**Problem description**
Say how many lines contain the word "React" and give no other text.

**Information provided**
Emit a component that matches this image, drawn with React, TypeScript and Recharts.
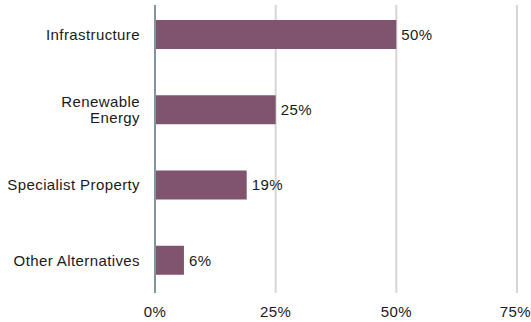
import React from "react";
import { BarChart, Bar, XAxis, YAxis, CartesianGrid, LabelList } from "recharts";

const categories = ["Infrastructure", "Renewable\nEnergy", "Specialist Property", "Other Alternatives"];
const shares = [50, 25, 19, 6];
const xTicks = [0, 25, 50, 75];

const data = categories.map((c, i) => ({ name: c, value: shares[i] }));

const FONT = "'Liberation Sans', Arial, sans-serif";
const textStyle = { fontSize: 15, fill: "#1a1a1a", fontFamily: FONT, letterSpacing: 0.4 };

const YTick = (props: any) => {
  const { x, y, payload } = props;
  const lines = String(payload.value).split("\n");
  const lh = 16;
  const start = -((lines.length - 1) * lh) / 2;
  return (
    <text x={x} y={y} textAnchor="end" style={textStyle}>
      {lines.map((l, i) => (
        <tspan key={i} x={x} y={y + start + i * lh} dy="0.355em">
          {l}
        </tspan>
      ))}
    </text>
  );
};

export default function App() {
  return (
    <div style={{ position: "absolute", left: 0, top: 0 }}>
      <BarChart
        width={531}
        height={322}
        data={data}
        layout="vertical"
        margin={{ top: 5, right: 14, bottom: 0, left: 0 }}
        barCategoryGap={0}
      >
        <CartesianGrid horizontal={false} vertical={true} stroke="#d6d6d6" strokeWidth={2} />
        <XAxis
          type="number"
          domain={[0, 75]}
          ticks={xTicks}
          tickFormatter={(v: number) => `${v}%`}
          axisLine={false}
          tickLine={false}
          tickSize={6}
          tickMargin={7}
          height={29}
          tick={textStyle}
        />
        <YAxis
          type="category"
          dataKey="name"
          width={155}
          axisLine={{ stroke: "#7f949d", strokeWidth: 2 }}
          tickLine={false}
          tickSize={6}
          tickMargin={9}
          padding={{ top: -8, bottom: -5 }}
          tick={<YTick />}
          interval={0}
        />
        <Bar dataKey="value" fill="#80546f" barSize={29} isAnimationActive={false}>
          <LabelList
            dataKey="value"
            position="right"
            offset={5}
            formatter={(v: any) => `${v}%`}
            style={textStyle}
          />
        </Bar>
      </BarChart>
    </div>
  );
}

**Problem solution**
2